▸ SHORT PROBLEM
Starting with the first line of the listing, quote each line exactly until and including the one with "from bokeh.resources import INLINE", leaving pictures out.

— BEGIN —

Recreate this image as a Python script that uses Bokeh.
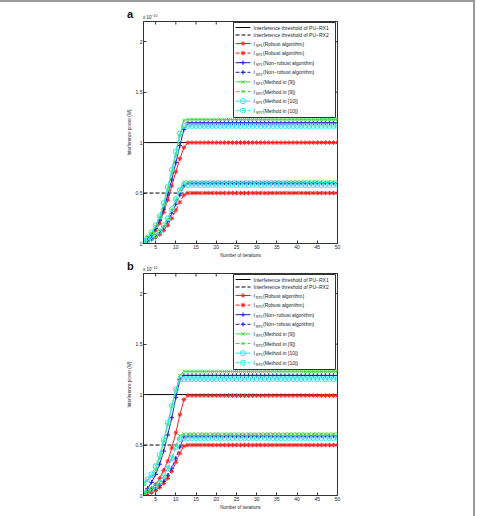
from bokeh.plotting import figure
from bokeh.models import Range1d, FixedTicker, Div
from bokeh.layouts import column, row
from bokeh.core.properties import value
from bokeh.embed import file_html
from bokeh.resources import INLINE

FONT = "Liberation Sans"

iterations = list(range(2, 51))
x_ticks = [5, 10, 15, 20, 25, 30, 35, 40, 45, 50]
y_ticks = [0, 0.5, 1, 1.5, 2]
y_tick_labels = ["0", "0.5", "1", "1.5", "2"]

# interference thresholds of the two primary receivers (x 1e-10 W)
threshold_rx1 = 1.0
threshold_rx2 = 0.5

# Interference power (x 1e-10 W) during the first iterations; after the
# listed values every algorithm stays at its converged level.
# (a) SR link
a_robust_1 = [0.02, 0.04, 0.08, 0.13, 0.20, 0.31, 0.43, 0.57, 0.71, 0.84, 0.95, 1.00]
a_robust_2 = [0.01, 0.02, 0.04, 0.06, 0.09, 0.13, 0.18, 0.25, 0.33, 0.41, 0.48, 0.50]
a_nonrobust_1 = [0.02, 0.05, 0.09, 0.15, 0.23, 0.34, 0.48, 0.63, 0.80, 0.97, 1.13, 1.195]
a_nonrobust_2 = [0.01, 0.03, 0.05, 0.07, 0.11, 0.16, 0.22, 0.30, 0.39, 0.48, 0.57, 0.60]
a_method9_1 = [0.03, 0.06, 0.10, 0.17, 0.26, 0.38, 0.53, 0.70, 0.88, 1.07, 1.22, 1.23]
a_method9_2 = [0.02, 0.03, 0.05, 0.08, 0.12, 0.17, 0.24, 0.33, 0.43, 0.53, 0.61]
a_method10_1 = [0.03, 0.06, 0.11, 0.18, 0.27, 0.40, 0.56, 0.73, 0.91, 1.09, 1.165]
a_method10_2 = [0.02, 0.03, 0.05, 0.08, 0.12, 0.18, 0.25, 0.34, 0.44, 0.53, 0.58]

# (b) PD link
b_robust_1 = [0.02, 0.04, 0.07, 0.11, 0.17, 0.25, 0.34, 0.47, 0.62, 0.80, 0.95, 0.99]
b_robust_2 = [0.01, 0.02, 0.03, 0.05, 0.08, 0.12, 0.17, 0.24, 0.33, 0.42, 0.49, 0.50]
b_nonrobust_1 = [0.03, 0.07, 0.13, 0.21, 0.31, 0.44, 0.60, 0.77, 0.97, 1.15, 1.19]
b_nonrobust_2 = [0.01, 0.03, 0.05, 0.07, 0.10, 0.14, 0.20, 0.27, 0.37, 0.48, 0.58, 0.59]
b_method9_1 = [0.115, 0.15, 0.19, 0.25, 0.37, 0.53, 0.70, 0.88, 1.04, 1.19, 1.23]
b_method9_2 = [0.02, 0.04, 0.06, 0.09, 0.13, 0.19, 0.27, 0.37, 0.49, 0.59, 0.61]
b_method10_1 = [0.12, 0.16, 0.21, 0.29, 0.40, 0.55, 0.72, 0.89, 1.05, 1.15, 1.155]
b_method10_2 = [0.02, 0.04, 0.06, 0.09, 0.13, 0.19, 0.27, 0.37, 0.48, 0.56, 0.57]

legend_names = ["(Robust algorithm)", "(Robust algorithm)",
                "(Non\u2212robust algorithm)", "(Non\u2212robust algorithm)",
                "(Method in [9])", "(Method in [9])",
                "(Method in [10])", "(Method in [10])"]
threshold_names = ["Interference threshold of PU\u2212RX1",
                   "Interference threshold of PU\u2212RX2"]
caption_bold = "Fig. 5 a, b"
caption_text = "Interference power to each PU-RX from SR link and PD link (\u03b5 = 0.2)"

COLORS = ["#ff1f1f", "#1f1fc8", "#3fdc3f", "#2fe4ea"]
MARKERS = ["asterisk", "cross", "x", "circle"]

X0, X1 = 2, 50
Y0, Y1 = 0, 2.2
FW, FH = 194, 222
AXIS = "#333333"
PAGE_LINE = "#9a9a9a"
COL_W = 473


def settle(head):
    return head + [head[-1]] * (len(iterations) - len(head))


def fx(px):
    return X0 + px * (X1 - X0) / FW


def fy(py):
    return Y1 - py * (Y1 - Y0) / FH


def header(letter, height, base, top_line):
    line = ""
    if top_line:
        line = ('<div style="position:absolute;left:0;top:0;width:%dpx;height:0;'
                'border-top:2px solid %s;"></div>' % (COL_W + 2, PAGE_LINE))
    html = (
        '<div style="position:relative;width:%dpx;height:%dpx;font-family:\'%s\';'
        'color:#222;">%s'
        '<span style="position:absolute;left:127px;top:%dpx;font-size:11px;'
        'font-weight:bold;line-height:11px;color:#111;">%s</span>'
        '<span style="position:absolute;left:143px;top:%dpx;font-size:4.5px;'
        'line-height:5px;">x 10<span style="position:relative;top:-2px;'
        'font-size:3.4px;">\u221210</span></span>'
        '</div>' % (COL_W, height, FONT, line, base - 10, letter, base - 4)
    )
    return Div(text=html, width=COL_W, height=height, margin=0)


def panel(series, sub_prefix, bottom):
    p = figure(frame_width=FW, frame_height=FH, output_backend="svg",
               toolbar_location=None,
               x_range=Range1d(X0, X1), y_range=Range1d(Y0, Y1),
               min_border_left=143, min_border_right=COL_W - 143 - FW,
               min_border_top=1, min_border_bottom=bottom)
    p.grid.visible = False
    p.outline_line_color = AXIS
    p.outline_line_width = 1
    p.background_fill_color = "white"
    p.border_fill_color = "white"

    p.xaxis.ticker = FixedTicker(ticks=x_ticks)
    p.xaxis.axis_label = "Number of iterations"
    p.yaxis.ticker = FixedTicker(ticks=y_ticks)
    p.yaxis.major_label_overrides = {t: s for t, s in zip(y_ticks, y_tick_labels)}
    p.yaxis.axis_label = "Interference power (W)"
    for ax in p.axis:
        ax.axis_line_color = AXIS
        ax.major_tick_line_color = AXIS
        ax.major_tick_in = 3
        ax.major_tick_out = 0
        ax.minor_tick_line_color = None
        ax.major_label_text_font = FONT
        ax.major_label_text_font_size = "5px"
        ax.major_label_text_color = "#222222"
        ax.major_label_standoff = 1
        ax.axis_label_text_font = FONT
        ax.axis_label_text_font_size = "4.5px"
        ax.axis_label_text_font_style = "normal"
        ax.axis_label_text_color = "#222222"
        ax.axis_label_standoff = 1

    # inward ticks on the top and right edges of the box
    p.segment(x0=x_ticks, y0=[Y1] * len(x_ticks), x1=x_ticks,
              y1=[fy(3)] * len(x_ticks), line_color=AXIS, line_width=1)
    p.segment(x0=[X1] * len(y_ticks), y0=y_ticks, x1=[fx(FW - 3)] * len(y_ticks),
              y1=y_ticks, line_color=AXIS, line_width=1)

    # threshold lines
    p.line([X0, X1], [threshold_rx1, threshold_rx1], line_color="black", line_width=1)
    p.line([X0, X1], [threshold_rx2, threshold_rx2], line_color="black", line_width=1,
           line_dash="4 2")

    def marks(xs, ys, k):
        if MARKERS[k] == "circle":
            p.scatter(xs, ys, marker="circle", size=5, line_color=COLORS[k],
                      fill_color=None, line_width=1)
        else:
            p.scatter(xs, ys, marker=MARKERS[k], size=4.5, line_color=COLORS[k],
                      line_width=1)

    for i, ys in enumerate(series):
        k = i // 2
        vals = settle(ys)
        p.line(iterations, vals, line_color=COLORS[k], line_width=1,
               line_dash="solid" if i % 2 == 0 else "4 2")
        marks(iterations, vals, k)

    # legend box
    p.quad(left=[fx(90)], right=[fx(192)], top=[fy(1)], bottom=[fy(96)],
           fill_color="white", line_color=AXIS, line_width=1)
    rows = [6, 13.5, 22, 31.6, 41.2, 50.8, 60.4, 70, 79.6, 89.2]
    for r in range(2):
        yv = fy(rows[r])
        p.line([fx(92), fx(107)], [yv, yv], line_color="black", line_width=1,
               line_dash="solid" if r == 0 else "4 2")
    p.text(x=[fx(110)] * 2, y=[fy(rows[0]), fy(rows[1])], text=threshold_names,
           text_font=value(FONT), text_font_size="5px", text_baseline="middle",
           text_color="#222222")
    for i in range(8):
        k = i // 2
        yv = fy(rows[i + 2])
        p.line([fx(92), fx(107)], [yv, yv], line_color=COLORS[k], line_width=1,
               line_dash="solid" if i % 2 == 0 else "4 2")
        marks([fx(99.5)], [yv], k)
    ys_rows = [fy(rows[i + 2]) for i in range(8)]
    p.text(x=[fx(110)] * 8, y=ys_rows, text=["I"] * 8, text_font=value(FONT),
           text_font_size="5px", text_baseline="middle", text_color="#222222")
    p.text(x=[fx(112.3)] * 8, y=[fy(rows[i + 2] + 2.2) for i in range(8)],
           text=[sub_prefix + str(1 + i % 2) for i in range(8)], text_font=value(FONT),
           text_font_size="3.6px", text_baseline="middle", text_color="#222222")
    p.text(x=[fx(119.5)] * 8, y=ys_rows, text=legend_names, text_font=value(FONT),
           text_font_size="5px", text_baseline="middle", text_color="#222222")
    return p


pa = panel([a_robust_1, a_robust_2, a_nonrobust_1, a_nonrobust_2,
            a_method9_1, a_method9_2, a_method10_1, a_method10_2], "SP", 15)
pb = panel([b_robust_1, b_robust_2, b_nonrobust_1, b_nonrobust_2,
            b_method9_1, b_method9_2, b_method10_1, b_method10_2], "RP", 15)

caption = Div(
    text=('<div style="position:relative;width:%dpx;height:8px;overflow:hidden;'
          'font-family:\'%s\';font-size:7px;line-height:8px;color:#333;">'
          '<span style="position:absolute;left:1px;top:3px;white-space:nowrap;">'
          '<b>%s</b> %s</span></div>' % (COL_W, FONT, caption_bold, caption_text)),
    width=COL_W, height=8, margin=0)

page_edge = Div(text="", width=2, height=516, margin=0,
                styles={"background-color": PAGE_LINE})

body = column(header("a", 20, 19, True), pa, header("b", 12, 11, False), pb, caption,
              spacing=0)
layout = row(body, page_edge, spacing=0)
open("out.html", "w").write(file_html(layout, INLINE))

— END —

▸ OUTPUT OF THE TASK
Recreate this image as a Python script that uses Bokeh.
from bokeh.plotting import figure
from bokeh.models import Range1d, FixedTicker, Div
from bokeh.layouts import column, row
from bokeh.core.properties import value
from bokeh.embed import file_html
from bokeh.resources import INLINE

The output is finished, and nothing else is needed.